[Charts and diagrams as code]
════════════════════

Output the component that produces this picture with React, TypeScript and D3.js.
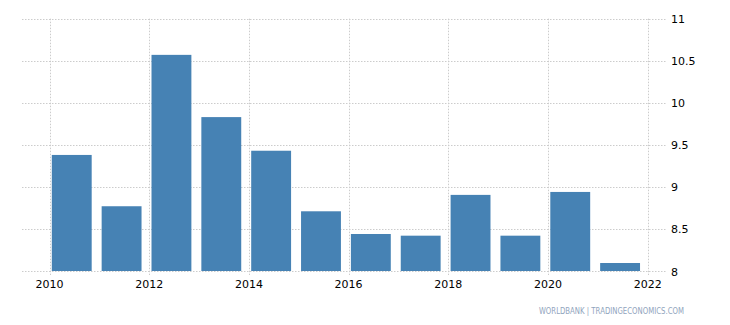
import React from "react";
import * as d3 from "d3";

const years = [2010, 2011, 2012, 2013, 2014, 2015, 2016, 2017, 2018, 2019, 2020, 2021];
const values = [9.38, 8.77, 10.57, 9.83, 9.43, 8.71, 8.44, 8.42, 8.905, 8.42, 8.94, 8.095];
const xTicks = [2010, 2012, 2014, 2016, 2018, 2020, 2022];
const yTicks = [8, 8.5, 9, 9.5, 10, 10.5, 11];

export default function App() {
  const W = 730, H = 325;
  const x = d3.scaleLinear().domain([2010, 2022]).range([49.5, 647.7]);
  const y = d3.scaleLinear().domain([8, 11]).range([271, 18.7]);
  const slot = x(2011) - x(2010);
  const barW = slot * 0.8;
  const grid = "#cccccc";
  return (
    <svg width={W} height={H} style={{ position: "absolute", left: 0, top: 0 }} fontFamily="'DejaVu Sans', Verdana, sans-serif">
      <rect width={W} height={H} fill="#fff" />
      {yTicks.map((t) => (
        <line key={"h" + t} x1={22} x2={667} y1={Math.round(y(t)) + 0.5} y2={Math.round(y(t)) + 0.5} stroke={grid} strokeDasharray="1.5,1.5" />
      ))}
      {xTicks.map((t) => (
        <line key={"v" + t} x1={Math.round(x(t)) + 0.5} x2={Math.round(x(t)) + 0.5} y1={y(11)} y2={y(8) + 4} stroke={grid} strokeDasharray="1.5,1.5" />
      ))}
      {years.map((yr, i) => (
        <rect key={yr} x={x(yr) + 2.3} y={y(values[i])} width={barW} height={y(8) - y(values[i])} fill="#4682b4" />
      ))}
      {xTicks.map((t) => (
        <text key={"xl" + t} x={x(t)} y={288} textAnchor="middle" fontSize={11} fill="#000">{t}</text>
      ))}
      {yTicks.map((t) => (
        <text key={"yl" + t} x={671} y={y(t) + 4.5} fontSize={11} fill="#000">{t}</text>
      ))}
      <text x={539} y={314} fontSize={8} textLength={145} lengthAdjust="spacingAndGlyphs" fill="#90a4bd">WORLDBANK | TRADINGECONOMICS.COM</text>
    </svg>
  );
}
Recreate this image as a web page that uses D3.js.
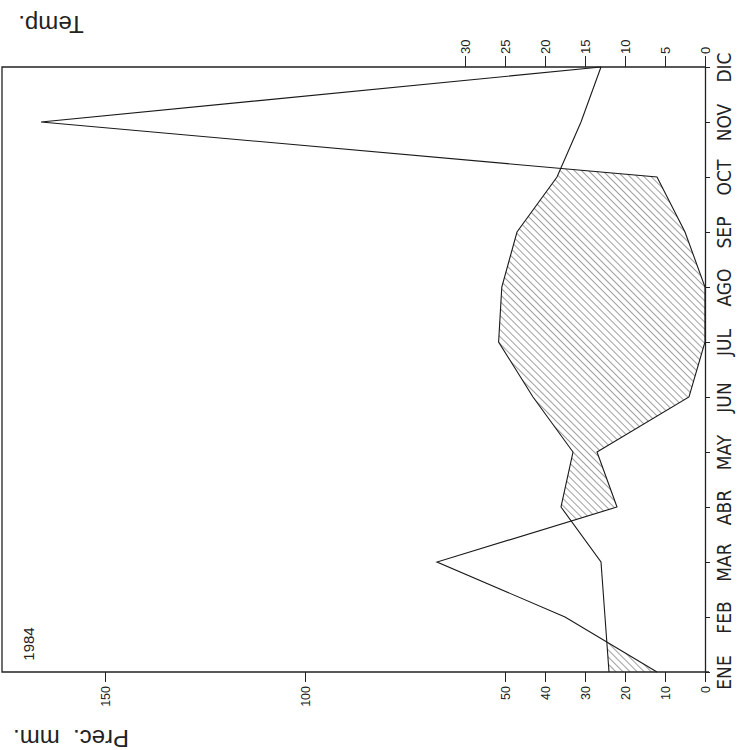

════════════════════

→ **Written task**: The entries above are to be returned exactly, without their pictures.

→ **Answer for the task**:
Output the component that produces this picture with React, TypeScript and D3.js.
import React from "react";
import * as d3 from "d3";

const years = [2010, 2011, 2012, 2013, 2014, 2015, 2016, 2017, 2018, 2019, 2020, 2021];
const values = [9.38, 8.77, 10.57, 9.83, 9.43, 8.71, 8.44, 8.42, 8.905, 8.42, 8.94, 8.095];
const xTicks = [2010, 2012, 2014, 2016, 2018, 2020, 2022];
const yTicks = [8, 8.5, 9, 9.5, 10, 10.5, 11];

export default function App() {
  const W = 730, H = 325;
  const x = d3.scaleLinear().domain([2010, 2022]).range([49.5, 647.7]);
  const y = d3.scaleLinear().domain([8, 11]).range([271, 18.7]);
  const slot = x(2011) - x(2010);
  const barW = slot * 0.8;
  const grid = "#cccccc";
  return (
    <svg width={W} height={H} style={{ position: "absolute", left: 0, top: 0 }} fontFamily="'DejaVu Sans', Verdana, sans-serif">
      <rect width={W} height={H} fill="#fff" />
      {yTicks.map((t) => (
        <line key={"h" + t} x1={22} x2={667} y1={Math.round(y(t)) + 0.5} y2={Math.round(y(t)) + 0.5} stroke={grid} strokeDasharray="1.5,1.5" />
      ))}
      {xTicks.map((t) => (
        <line key={"v" + t} x1={Math.round(x(t)) + 0.5} x2={Math.round(x(t)) + 0.5} y1={y(11)} y2={y(8) + 4} stroke={grid} strokeDasharray="1.5,1.5" />
      ))}
      {years.map((yr, i) => (
        <rect key={yr} x={x(yr) + 2.3} y={y(values[i])} width={barW} height={y(8) - y(values[i])} fill="#4682b4" />
      ))}
      {xTicks.map((t) => (
        <text key={"xl" + t} x={x(t)} y={288} textAnchor="middle" fontSize={11} fill="#000">{t}</text>
      ))}
      {yTicks.map((t) => (
        <text key={"yl" + t} x={671} y={y(t) + 4.5} fontSize={11} fill="#000">{t}</text>
      ))}
      <text x={539} y={314} fontSize={8} textLength={145} lengthAdjust="spacingAndGlyphs" fill="#90a4bd">WORLDBANK | TRADINGECONOMICS.COM</text>
    </svg>
  );
}
Recreate this image as a web page that uses D3.js.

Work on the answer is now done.